The NHC said it was the strongest hurricane ever recorded in the Atlantic Ocean and one of the five most forceful storms to hit the Atlantic basin in 82 years.

Irma’s precise course remained uncertain but it was likely to be downgraded to a Category 4 storm by the time it makes landfall in Florida, the NHC said.

It has become a little less organized over the past few hours but the threat of direct hurricane impacts in Florida over the weekend and early next week were increasing, it said.

Hurricane watches were in effect for the northwestern Bahamas and much of Cuba.

Waves battle a stranded ship as Hurricane Irma slammed across islands in the northern Caribbean on Wednesday, in Fajardo, Puerto Rico September 6, 2017. REUTERS/Alvin Baez

Waves battle a stranded ship as Hurricane Irma slammed across islands in the northern Caribbean on Wednesday, in Fajardo, Puerto Rico September 6, 2017. REUTERS/Alvin Baez

STORM PREPARATIONS

Two other hurricanes formed on Wednesday.

Katia in the Gulf of Mexico posed no threat to the United States, according to U.S. forecasters. Hurricane Jose was about 815 miles (1,310 km) east of the Caribbean’s Lesser Antilles islands, could eventually threaten the U.S. mainland.

The storm activity comes after Harvey claimed about 60 lives and caused property damage estimated as high as $180 billion in Texas and Louisiana.

Florida emergency management officials began evacuations in advance of Irma’s arrival, ordering tourists to leave the Florida Keys. Evacuation of residents from the Keys began Wednesday evening.

Ed Rappaport, the Miami-based NHC’s acting director, told WFOR-TV that Irma was a “once-in-a-generation storm.”

In Cuba, 90 miles (145 km) south of the Keys, authorities posted a hurricane alert for the island’s central and eastern regions, as residents in Havana, the capital, waited in lines to stock up on food, water and gasoline.

U.S. President Donald Trump said he and aides were monitoring Irma’s progress.

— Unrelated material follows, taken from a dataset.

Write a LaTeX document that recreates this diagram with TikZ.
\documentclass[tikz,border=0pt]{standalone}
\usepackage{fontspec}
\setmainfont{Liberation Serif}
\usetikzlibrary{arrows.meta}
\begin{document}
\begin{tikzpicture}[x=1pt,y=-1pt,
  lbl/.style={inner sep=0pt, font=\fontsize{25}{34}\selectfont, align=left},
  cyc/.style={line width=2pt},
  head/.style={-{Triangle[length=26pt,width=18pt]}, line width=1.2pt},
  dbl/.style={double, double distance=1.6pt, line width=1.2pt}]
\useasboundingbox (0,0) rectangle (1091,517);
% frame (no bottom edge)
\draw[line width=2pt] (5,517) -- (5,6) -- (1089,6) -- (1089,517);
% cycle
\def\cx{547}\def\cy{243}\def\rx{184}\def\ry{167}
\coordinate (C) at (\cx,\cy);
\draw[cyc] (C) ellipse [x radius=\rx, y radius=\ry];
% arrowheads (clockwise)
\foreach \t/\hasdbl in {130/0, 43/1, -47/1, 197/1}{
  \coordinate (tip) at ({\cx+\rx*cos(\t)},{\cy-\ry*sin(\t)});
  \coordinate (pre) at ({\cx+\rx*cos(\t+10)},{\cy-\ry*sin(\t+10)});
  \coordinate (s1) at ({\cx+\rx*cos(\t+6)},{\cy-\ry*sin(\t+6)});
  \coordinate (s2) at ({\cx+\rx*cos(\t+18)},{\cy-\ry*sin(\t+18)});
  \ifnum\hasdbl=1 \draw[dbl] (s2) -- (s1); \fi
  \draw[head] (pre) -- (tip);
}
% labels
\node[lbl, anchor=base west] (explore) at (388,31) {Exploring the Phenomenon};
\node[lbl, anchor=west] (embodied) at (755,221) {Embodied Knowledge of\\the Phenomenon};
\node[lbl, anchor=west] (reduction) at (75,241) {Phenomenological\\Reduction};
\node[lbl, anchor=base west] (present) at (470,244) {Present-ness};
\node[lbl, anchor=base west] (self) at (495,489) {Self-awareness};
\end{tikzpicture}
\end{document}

The president owns the waterfront Mar-a-Lago estate in Palm Beach, Florida.

Trump approved emergency declarations from that state, Puerto Rico and the U.S. Virgin Islands, mobilizing federal disaster relief efforts.

Florida Governor Rick Scott said Irma could be more devastating than Hurricane Andrew, a Category 5 storm that struck the state in 1992 and still ranks as one of the costliest ever in the United States.

Residents in most coastal communities of densely populated Miami-Dade County were ordered to move to higher ground beginning at 9 a.m. ET (1300 GMT) on Thursday, Mayor Carlos Gimenez said.